▶ [Objective]:
From the line containing "Reproduce this chart with Apache ECharts." through the line containing "const legendNames = ['Inactive", retype each line exactly; include both end lines and nothing beyond them.
>> begin Dataset content
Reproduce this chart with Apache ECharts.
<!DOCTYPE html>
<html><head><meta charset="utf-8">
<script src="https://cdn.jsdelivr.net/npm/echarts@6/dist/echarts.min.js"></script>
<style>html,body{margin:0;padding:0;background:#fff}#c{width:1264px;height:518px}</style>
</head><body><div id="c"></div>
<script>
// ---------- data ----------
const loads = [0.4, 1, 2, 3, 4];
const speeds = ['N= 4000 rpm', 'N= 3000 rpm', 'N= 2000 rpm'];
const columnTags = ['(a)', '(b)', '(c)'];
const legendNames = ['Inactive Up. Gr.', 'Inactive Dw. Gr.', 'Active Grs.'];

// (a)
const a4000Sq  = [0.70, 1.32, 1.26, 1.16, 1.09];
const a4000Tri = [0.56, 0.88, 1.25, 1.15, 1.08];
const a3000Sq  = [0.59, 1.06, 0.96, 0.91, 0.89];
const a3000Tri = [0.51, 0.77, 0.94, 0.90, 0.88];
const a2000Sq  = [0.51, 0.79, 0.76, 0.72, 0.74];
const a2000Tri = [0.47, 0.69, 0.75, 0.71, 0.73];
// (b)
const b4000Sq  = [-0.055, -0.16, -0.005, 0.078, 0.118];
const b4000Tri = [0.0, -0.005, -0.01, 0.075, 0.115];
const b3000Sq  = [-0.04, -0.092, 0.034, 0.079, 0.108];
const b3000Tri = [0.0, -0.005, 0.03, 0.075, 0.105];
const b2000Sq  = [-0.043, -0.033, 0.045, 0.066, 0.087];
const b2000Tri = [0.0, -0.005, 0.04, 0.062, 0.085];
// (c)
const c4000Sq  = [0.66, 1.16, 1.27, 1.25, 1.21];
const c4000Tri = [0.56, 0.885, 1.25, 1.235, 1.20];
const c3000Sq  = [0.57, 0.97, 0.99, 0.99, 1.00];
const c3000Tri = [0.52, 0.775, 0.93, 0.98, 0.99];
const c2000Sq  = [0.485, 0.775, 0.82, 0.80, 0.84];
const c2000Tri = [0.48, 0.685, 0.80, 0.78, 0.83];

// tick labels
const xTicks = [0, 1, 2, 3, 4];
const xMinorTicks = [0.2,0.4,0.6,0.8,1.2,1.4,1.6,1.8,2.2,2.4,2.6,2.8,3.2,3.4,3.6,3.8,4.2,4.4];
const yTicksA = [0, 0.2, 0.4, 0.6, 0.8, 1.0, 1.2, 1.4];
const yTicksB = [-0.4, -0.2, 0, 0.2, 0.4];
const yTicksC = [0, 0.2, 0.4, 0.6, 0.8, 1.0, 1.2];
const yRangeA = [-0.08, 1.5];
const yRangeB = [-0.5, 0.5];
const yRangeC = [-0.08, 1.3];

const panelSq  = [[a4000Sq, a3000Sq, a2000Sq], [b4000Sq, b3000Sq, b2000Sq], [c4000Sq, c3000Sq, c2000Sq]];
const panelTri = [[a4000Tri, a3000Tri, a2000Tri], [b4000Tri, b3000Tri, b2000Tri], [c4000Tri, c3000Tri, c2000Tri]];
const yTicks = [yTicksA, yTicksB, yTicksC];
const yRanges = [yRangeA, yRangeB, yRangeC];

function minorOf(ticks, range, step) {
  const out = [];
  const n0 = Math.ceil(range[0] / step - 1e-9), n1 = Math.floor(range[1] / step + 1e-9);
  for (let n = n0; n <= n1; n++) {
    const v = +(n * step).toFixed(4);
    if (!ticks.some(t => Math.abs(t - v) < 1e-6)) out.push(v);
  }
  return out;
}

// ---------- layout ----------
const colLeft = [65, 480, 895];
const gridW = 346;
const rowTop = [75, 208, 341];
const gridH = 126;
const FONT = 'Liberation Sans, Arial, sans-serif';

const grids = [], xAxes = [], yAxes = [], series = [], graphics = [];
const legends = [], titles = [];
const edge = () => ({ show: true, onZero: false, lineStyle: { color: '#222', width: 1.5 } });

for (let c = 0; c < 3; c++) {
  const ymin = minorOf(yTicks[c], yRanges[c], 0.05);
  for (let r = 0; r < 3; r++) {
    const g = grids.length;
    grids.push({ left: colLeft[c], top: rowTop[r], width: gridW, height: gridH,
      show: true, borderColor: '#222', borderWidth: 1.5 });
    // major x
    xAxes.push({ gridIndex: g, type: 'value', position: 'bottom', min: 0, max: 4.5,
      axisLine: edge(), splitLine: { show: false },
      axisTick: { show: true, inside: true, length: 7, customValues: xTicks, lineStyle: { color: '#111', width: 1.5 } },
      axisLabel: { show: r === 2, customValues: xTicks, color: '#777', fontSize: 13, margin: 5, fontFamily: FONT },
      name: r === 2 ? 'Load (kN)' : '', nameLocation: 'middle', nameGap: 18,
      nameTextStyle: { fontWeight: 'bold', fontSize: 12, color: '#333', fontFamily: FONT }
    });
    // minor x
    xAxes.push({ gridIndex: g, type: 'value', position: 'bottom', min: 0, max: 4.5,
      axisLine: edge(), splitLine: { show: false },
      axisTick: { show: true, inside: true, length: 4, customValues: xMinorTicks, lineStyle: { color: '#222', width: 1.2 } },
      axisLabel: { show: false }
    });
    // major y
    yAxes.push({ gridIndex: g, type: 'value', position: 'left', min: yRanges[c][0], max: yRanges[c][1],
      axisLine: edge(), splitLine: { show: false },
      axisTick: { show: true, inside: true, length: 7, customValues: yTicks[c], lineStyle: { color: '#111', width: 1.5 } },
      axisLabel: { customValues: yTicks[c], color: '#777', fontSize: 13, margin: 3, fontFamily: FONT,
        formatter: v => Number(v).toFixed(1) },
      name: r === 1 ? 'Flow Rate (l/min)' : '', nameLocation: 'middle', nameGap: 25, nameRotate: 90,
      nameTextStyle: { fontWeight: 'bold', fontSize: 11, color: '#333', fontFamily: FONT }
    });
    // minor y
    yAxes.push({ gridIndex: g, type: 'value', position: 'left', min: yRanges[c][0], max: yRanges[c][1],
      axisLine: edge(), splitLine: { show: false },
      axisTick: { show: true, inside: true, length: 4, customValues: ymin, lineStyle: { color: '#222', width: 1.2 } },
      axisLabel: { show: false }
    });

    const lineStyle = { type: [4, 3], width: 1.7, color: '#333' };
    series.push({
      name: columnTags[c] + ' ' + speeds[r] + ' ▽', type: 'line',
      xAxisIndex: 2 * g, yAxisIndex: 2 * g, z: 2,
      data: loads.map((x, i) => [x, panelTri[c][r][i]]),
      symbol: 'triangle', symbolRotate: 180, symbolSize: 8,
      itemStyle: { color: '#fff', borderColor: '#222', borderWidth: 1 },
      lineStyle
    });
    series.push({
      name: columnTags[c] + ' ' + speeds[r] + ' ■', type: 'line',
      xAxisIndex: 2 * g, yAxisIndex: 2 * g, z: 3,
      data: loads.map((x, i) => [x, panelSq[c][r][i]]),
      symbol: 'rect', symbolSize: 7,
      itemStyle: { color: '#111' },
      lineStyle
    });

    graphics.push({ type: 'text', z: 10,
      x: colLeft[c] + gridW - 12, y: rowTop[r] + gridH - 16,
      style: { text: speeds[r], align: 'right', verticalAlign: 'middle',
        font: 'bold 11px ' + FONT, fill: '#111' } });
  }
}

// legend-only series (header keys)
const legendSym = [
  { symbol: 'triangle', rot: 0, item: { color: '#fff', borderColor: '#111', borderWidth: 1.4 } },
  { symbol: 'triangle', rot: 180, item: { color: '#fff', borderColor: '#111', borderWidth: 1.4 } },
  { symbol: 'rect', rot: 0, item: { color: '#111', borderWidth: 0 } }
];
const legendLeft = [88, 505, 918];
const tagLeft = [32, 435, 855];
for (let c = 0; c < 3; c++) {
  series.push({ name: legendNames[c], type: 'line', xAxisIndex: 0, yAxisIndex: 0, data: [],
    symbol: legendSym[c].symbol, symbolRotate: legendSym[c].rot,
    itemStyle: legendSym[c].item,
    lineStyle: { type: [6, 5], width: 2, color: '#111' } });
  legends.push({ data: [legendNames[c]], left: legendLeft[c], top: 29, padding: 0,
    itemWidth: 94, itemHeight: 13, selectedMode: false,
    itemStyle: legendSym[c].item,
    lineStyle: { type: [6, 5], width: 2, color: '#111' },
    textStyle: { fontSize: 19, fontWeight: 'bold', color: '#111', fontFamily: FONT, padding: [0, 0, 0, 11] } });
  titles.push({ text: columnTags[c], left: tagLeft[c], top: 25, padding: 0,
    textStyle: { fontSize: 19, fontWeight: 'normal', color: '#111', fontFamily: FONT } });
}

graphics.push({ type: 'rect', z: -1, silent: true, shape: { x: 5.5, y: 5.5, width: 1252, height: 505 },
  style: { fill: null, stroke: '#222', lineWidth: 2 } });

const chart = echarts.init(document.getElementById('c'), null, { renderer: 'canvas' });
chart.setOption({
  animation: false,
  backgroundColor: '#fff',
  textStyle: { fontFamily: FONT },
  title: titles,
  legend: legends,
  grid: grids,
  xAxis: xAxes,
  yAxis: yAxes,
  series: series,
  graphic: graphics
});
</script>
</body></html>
>> end Dataset content
>> begin Dataset content
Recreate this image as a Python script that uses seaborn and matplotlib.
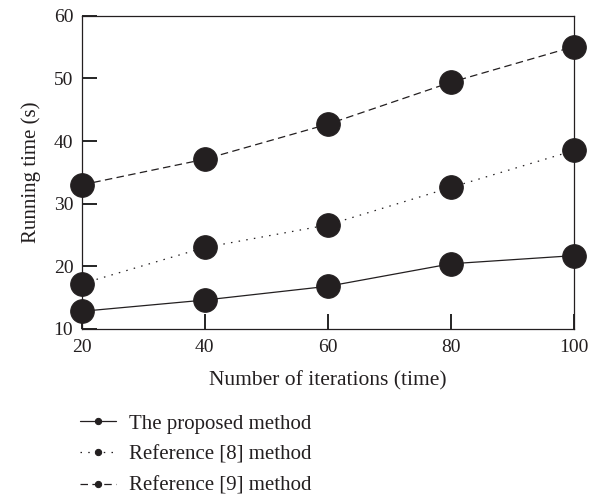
>> end Dataset content
>> begin Dataset content
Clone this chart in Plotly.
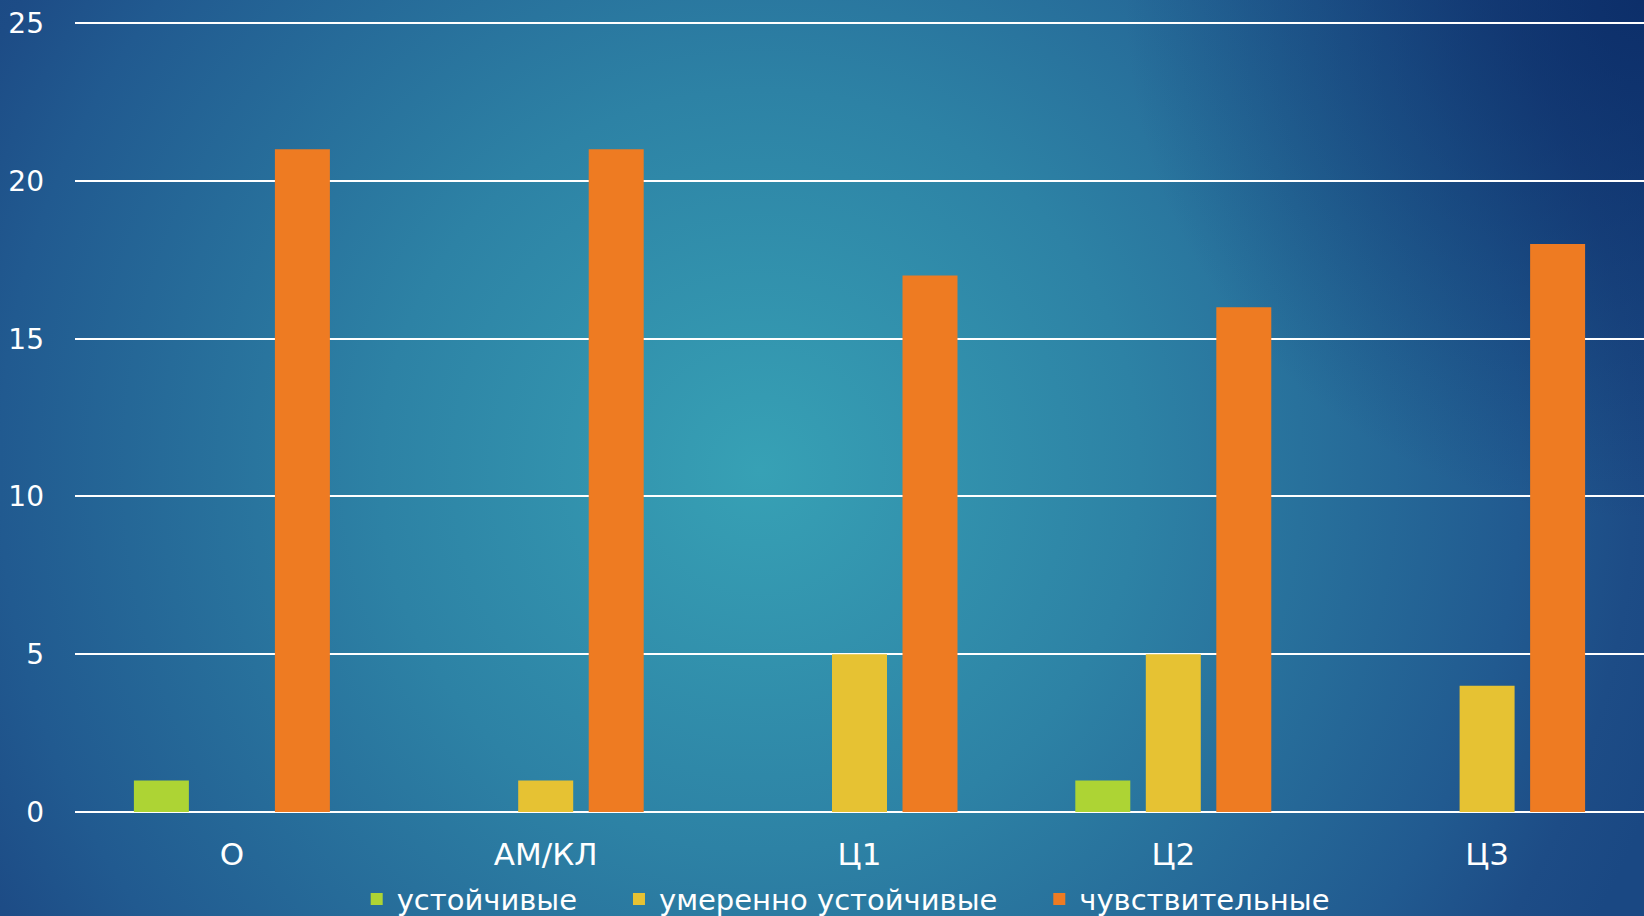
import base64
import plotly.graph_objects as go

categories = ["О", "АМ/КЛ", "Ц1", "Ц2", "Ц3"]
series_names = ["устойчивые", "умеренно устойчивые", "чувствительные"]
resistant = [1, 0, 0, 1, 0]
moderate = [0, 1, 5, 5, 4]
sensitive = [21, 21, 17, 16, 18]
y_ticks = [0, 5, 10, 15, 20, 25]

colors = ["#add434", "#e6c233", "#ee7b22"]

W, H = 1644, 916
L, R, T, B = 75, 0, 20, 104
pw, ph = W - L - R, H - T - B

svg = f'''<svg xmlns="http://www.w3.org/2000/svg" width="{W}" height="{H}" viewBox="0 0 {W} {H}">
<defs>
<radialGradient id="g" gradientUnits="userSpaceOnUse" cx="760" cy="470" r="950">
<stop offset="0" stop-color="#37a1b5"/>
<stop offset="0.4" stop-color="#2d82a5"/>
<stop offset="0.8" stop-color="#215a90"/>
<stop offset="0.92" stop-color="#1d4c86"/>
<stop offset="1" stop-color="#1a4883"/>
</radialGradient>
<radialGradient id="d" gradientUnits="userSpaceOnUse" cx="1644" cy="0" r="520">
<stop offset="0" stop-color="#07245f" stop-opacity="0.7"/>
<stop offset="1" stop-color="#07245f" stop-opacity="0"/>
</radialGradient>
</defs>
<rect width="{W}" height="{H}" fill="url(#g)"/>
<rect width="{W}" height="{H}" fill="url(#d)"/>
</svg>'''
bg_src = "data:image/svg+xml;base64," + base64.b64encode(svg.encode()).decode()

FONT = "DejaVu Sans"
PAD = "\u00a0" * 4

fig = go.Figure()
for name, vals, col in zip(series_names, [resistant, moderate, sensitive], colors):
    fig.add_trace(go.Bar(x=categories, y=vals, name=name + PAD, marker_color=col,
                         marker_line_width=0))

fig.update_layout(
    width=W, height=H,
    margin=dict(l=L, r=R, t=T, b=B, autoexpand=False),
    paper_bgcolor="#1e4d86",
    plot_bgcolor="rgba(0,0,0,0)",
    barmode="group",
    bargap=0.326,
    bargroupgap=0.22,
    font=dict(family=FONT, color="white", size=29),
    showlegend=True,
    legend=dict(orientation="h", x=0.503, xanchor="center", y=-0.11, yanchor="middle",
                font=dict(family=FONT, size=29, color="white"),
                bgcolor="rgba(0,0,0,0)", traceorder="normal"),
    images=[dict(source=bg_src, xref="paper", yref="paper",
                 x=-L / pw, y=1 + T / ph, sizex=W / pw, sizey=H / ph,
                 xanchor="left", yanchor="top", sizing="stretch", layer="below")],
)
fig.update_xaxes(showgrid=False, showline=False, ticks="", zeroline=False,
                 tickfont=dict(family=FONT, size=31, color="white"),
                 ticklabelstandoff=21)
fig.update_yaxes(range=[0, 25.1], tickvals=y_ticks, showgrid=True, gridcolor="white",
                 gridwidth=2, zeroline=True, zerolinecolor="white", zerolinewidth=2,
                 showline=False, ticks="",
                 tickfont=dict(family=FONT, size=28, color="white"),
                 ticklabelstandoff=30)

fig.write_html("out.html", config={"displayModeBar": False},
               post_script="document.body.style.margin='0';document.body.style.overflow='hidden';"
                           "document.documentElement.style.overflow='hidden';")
>> end Dataset content
▶ [Output below]:
Reproduce this chart with Apache ECharts.
<!DOCTYPE html>
<html><head><meta charset="utf-8">
<script src="https://cdn.jsdelivr.net/npm/echarts@6/dist/echarts.min.js"></script>
<style>html,body{margin:0;padding:0;background:#fff}#c{width:1264px;height:518px}</style>
</head><body><div id="c"></div>
<script>
// ---------- data ----------
const loads = [0.4, 1, 2, 3, 4];
const speeds = ['N= 4000 rpm', 'N= 3000 rpm', 'N= 2000 rpm'];
const columnTags = ['(a)', '(b)', '(c)'];
const legendNames = ['Inactive Up. Gr.', 'Inactive Dw. Gr.', 'Active Grs.'];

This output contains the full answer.